Léon ayant approuvé ces avis, Alacasée envoya à Peutace la lettre de l’empereur, & il exhorta le gouverneur, en présence des Comanes, à ouvrir les portes de la ville. Il le fit sans balancer, & reçut l’imposteur comme un vainqueur à qui il se soumettoit. Il l’invita à prendre le bain, & lui donna un grand souper, auquel Léon & tous ceux de sa suite s’endormirent d’un profond sommeil. Le gouverneur & Alacasée profitant de ce moment, égorgerent les Comanes, & jetterent leurs corps dans un souterrein : mais ils épargnerent Léon, pour le mener à Constantinople. Lorsque Anne de Lassene, mere de l’empereur, sut qu’il étoit arrivé, elle envoya un Turc, nommé Camire, pour lui crever les yeux ; & les Comanes, privés de leur chef, furent bien-tôt vaincus.

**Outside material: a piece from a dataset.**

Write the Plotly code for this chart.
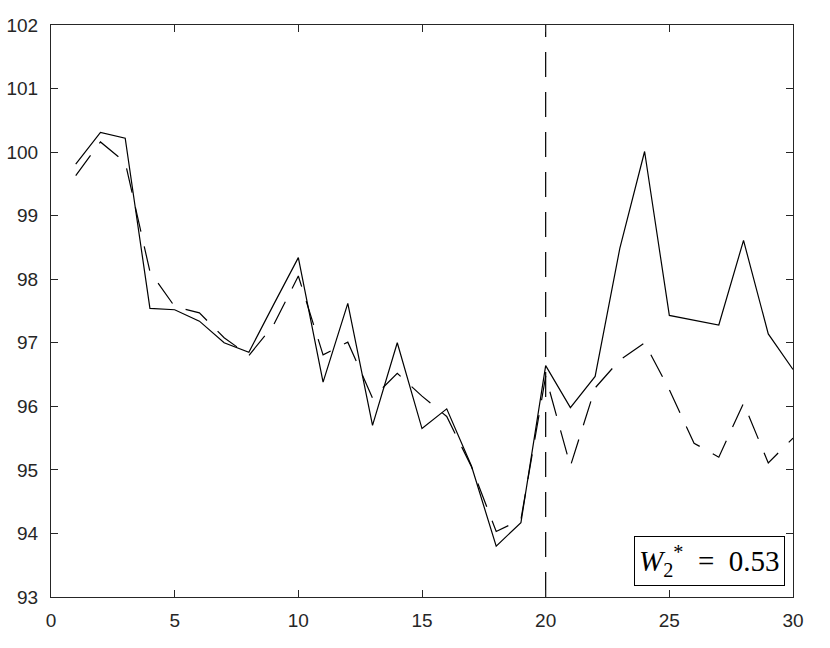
import plotly.graph_objects as go

# time index and the two series (solid = observed, dashed = model)
t = list(range(1, 31))
observed = [99.81, 100.31, 100.22, 97.54, 97.52, 97.34, 97.00, 96.85, 97.60, 98.34,
            96.38, 97.62, 95.70, 97.00, 95.65, 95.96, 95.06, 93.80, 94.17, 96.64,
            95.98, 96.47, 98.49, 100.01, 97.43, 97.36, 97.28, 98.61, 97.14, 96.58]
predicted = [99.63, 100.16, 99.84, 98.12, 97.57, 97.47, 97.08, 96.80, 97.28, 98.05,
             96.81, 97.01, 96.13, 96.52, 96.16, 95.84, 95.05, 94.03, 94.22, 96.47,
             95.06, 96.29, 96.73, 97.00, 96.26, 95.42, 95.20, 96.05, 95.11, 95.50]
split_at = 20
x_ticks = [0, 5, 10, 15, 20, 25, 30]
y_ticks = list(range(93, 103))
w2_label = "<i>W</i><sub>2</sub><sup>*</sup>&nbsp;&nbsp;=&nbsp;&nbsp;0.53"

fig = go.Figure()

fig.add_trace(go.Scatter(x=t, y=observed, mode="lines",
                         line=dict(color="black", width=1.2)))
fig.add_trace(go.Scatter(x=t, y=predicted, mode="lines",
                         line=dict(color="black", width=1.2, dash="25px,15px")))

# vertical split line
fig.add_trace(go.Scatter(x=[split_at, split_at], y=[y_ticks[0], y_ticks[-1]], mode="lines",
                         line=dict(color="black", width=1.2, dash="25px,15px")))

axis_style = dict(
    showline=True, linecolor="#262626", linewidth=1, mirror="ticks",
    ticks="inside", ticklen=7, tickcolor="#262626",
    showgrid=False, zeroline=False, automargin=False,
    tickfont=dict(family="Liberation Sans, Arial", size=19, color="#262626"),
)

fig.update_layout(
    width=830, height=648,
    margin=dict(l=51, r=37, t=25, b=51),
    paper_bgcolor="white", plot_bgcolor="white",
    showlegend=False,
    xaxis=dict(range=[0, 30], tickvals=x_ticks, ticklabelstandoff=6, **axis_style),
    yaxis=dict(range=[93, 102], tickvals=y_ticks, ticklabelstandoff=8, **axis_style),
    annotations=[dict(
        text=w2_label, xref="paper", yref="paper", x=0.989, y=0.019,
        xanchor="right", yanchor="bottom", showarrow=False,
        font=dict(family="Liberation Serif, DejaVu Serif", size=29, color="black"),
        bordercolor="black", borderwidth=1, borderpad=4, bgcolor="white",
    )],
)

# drop the page's default 8px body margin so the figure fills the window
fig.write_html("out.html", config={"displayModeBar": False},
               post_script="document.body.style.margin = '0';")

Dans certaines circonstances, la ruse & la trahison sont employées avec plus de succès que la force. La trahison, dis-je, dans bien des occasions, seroit un moyen honteux qu’un bon général doit rejetter ; mais vis-à-vis d’un rébelle & d’un imposteur, ce scrupule doit s’évanouir. Il est des hommes qui doivent être traités sans ménagement.